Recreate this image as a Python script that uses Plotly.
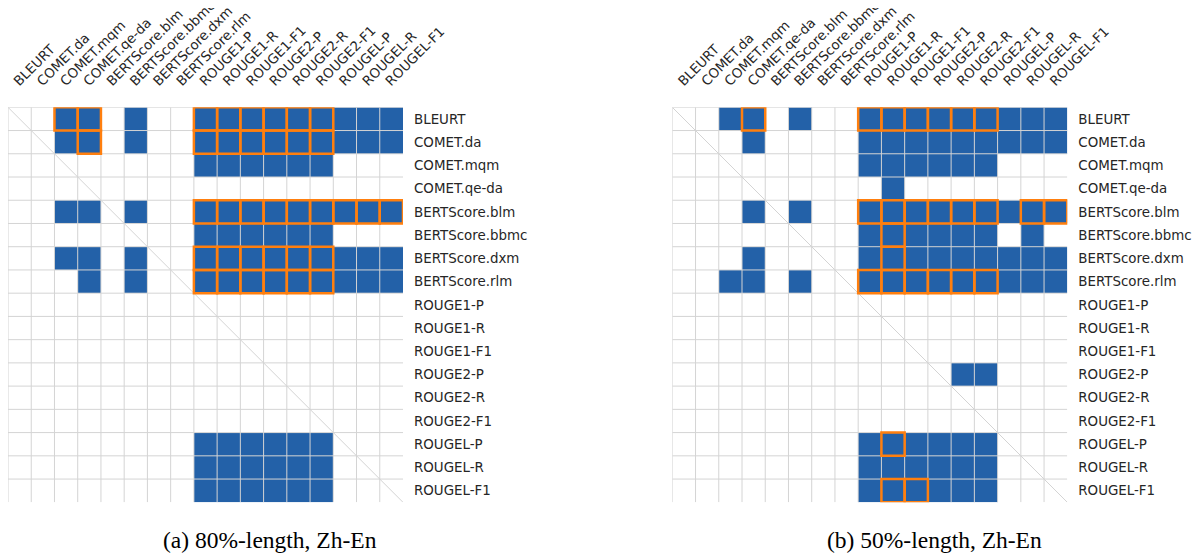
import plotly.graph_objects as go

metrics = ["BLEURT", "COMET.da", "COMET.mqm", "COMET.qe-da", "BERTScore.blm",
           "BERTScore.bbmc", "BERTScore.dxm", "BERTScore.rlm", "ROUGE1-P",
           "ROUGE1-R", "ROUGE1-F1", "ROUGE2-P", "ROUGE2-R", "ROUGE2-F1",
           "ROUGEL-P", "ROUGEL-R", "ROUGEL-F1"]

# significant cells (blue), one string per row, one char per column
sig_80 = [
    "00110100111111111",
    "00110100111111111",
    "00000000111111000",
    "00000000000000000",
    "00110100111111111",
    "00000000111111000",
    "00110100111111111",
    "00010100111111111",
    "00000000000000000",
    "00000000000000000",
    "00000000000000000",
    "00000000000000000",
    "00000000000000000",
    "00000000000000000",
    "00000000111111000",
    "00000000111111000",
    "00000000111111000",
]
# highlighted cells (orange outline)
hl_80 = [
    "00110000111111000",
    "00010000111111000",
    "00000000000000000",
    "00000000000000000",
    "00000000111111111",
    "00000000000000000",
    "00000000111111000",
    "00000000111111000",
    "00000000000000000",
    "00000000000000000",
    "00000000000000000",
    "00000000000000000",
    "00000000000000000",
    "00000000000000000",
    "00000000000000000",
    "00000000000000000",
    "00000000000000000",
]
sig_50 = [
    "00110100111111111",
    "00010000111111111",
    "00000000111111000",
    "00000000010000000",
    "00010100111111111",
    "00000000111111010",
    "00010000111111111",
    "00110100111111111",
    "00000000000000000",
    "00000000000000000",
    "00000000000000000",
    "00000000000011000",
    "00000000000000000",
    "00000000000000000",
    "00000000111111000",
    "00000000111111000",
    "00000000111111000",
]
hl_50 = [
    "00010000111111000",
    "00000000000000000",
    "00000000000000000",
    "00000000000000000",
    "00000000111111011",
    "00000000010000000",
    "00000000010000000",
    "00000000111111000",
    "00000000000000000",
    "00000000000000000",
    "00000000000000000",
    "00000000000000000",
    "00000000000000000",
    "00000000000000000",
    "00000000010000000",
    "00000000000000000",
    "00000000011000000",
]
captions = ["(a) 80%-length, Zh-En", "(b) 50%-length, Zh-En"]

BLUE = "#2361a8"
ORANGE = "#ff7f0e"
GRID = "#d4d4d4"
TXT = "#262626"

# the page body has an 8px margin, so the figure is sized to fit the window
W, H = 1194, 545
n = len(metrics)
idx = list(range(n))

fig = go.Figure()
panels = [(sig_80, hl_80, "x", "y"), (sig_50, hl_50, "x2", "y2")]
shapes = []
for sig, hl, xr, yr in panels:
    z = [[int(c) for c in row] for row in sig]
    fig.add_trace(go.Heatmap(z=z, x=idx, y=idx, xaxis=xr, yaxis=yr,
                             colorscale=[[0, "white"], [1, BLUE]],
                             zmin=0, zmax=1, showscale=False, hoverinfo="skip"))
    for k in range(n):
        shapes.append(dict(type="line", xref=xr, yref=yr, x0=-0.5, x1=n - 0.5,
                           y0=k - 0.5, y1=k - 0.5, line=dict(color=GRID, width=1), layer="above"))
        shapes.append(dict(type="line", xref=xr, yref=yr, y0=-0.5, y1=n - 0.5,
                           x0=k - 0.5, x1=k - 0.5, line=dict(color=GRID, width=1), layer="above"))
    shapes.append(dict(type="line", xref=xr, yref=yr, x0=-0.5, y0=-0.5, x1=n - 0.5, y1=n - 0.5,
                       line=dict(color=GRID, width=1), layer="above"))
    for r, row in enumerate(hl):
        for c, ch in enumerate(row):
            if ch == "1":
                shapes.append(dict(type="rect", xref=xr, yref=yr, x0=c - 0.5, x1=c + 0.5,
                                   y0=r - 0.5, y1=r + 0.5,
                                   line=dict(color=ORANGE, width=2.5), layer="above"))

ydom = [1 - 494.3 / H, 1 - 99.3 / H]
axfont = dict(family="DejaVu Sans", size=13.4, color=TXT)
common_x = dict(range=[-0.5, n - 0.5], side="top", tickmode="array", tickvals=idx,
                ticktext=metrics, tickangle=-45, showgrid=False, zeroline=False,
                showline=False, ticks="", tickfont=axfont, automargin=False,
                ticklabelstandoff=15, ticklabelshift=-5, fixedrange=True)
common_y = dict(range=[n - 0.5, -0.5], side="right", tickmode="array", tickvals=idx,
                ticktext=metrics, showgrid=False, zeroline=False, showline=False,
                ticks="", tickfont=axfont, automargin=False, ticklabelstandoff=10,
                domain=ydom, fixedrange=True)

fig.update_layout(
    width=W, height=H,
    margin=dict(l=0, r=0, t=0, b=0),
    paper_bgcolor="white", plot_bgcolor="white",
    xaxis=dict(common_x, domain=[0, 395 / W], anchor="y"),
    yaxis=dict(common_y, anchor="x"),
    xaxis2=dict(common_x, domain=[664.3 / W, 1059.3 / W], anchor="y2"),
    yaxis2=dict(common_y, anchor="x2"),
    shapes=shapes,
    showlegend=False,
)
for cap, cx in zip(captions, [262 / W, 926.5 / W]):
    fig.add_annotation(text=cap, x=cx, y=1 - 532 / H, xref="paper", yref="paper",
                       showarrow=False, xanchor="center", yanchor="middle",
                       font=dict(family="Liberation Serif", size=23.5, color="black"))

fig.write_html("out.html")
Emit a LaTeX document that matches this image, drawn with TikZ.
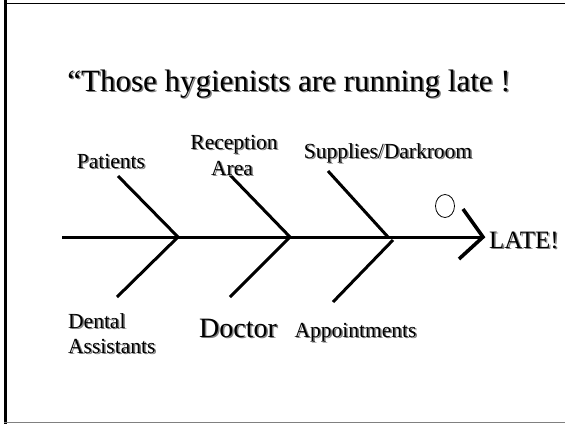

========

• _What you are asked to do_
Repeat each entry exactly as it appears; skip any picture.

• _Exercise output_
Recreate this image as a Python script that uses Plotly.
import plotly.graph_objects as go

metrics = ["BLEURT", "COMET.da", "COMET.mqm", "COMET.qe-da", "BERTScore.blm",
           "BERTScore.bbmc", "BERTScore.dxm", "BERTScore.rlm", "ROUGE1-P",
           "ROUGE1-R", "ROUGE1-F1", "ROUGE2-P", "ROUGE2-R", "ROUGE2-F1",
           "ROUGEL-P", "ROUGEL-R", "ROUGEL-F1"]

# significant cells (blue), one string per row, one char per column
sig_80 = [
    "00110100111111111",
    "00110100111111111",
    "00000000111111000",
    "00000000000000000",
    "00110100111111111",
    "00000000111111000",
    "00110100111111111",
    "00010100111111111",
    "00000000000000000",
    "00000000000000000",
    "00000000000000000",
    "00000000000000000",
    "00000000000000000",
    "00000000000000000",
    "00000000111111000",
    "00000000111111000",
    "00000000111111000",
]
# highlighted cells (orange outline)
hl_80 = [
    "00110000111111000",
    "00010000111111000",
    "00000000000000000",
    "00000000000000000",
    "00000000111111111",
    "00000000000000000",
    "00000000111111000",
    "00000000111111000",
    "00000000000000000",
    "00000000000000000",
    "00000000000000000",
    "00000000000000000",
    "00000000000000000",
    "00000000000000000",
    "00000000000000000",
    "00000000000000000",
    "00000000000000000",
]
sig_50 = [
    "00110100111111111",
    "00010000111111111",
    "00000000111111000",
    "00000000010000000",
    "00010100111111111",
    "00000000111111010",
    "00010000111111111",
    "00110100111111111",
    "00000000000000000",
    "00000000000000000",
    "00000000000000000",
    "00000000000011000",
    "00000000000000000",
    "00000000000000000",
    "00000000111111000",
    "00000000111111000",
    "00000000111111000",
]
hl_50 = [
    "00010000111111000",
    "00000000000000000",
    "00000000000000000",
    "00000000000000000",
    "00000000111111011",
    "00000000010000000",
    "00000000010000000",
    "00000000111111000",
    "00000000000000000",
    "00000000000000000",
    "00000000000000000",
    "00000000000000000",
    "00000000000000000",
    "00000000000000000",
    "00000000010000000",
    "00000000000000000",
    "00000000011000000",
]
captions = ["(a) 80%-length, Zh-En", "(b) 50%-length, Zh-En"]

BLUE = "#2361a8"
ORANGE = "#ff7f0e"
GRID = "#d4d4d4"
TXT = "#262626"

# the page body has an 8px margin, so the figure is sized to fit the window
W, H = 1194, 545
n = len(metrics)
idx = list(range(n))

fig = go.Figure()
panels = [(sig_80, hl_80, "x", "y"), (sig_50, hl_50, "x2", "y2")]
shapes = []
for sig, hl, xr, yr in panels:
    z = [[int(c) for c in row] for row in sig]
    fig.add_trace(go.Heatmap(z=z, x=idx, y=idx, xaxis=xr, yaxis=yr,
                             colorscale=[[0, "white"], [1, BLUE]],
                             zmin=0, zmax=1, showscale=False, hoverinfo="skip"))
    for k in range(n):
        shapes.append(dict(type="line", xref=xr, yref=yr, x0=-0.5, x1=n - 0.5,
                           y0=k - 0.5, y1=k - 0.5, line=dict(color=GRID, width=1), layer="above"))
        shapes.append(dict(type="line", xref=xr, yref=yr, y0=-0.5, y1=n - 0.5,
                           x0=k - 0.5, x1=k - 0.5, line=dict(color=GRID, width=1), layer="above"))
    shapes.append(dict(type="line", xref=xr, yref=yr, x0=-0.5, y0=-0.5, x1=n - 0.5, y1=n - 0.5,
                       line=dict(color=GRID, width=1), layer="above"))
    for r, row in enumerate(hl):
        for c, ch in enumerate(row):
            if ch == "1":
                shapes.append(dict(type="rect", xref=xr, yref=yr, x0=c - 0.5, x1=c + 0.5,
                                   y0=r - 0.5, y1=r + 0.5,
                                   line=dict(color=ORANGE, width=2.5), layer="above"))

ydom = [1 - 494.3 / H, 1 - 99.3 / H]
axfont = dict(family="DejaVu Sans", size=13.4, color=TXT)
common_x = dict(range=[-0.5, n - 0.5], side="top", tickmode="array", tickvals=idx,
                ticktext=metrics, tickangle=-45, showgrid=False, zeroline=False,
                showline=False, ticks="", tickfont=axfont, automargin=False,
                ticklabelstandoff=15, ticklabelshift=-5, fixedrange=True)
common_y = dict(range=[n - 0.5, -0.5], side="right", tickmode="array", tickvals=idx,
                ticktext=metrics, showgrid=False, zeroline=False, showline=False,
                ticks="", tickfont=axfont, automargin=False, ticklabelstandoff=10,
                domain=ydom, fixedrange=True)

fig.update_layout(
    width=W, height=H,
    margin=dict(l=0, r=0, t=0, b=0),
    paper_bgcolor="white", plot_bgcolor="white",
    xaxis=dict(common_x, domain=[0, 395 / W], anchor="y"),
    yaxis=dict(common_y, anchor="x"),
    xaxis2=dict(common_x, domain=[664.3 / W, 1059.3 / W], anchor="y2"),
    yaxis2=dict(common_y, anchor="x2"),
    shapes=shapes,
    showlegend=False,
)
for cap, cx in zip(captions, [262 / W, 926.5 / W]):
    fig.add_annotation(text=cap, x=cx, y=1 - 532 / H, xref="paper", yref="paper",
                       showarrow=False, xanchor="center", yanchor="middle",
                       font=dict(family="Liberation Serif", size=23.5, color="black"))

fig.write_html("out.html")
Emit a LaTeX document that matches this image, drawn with TikZ.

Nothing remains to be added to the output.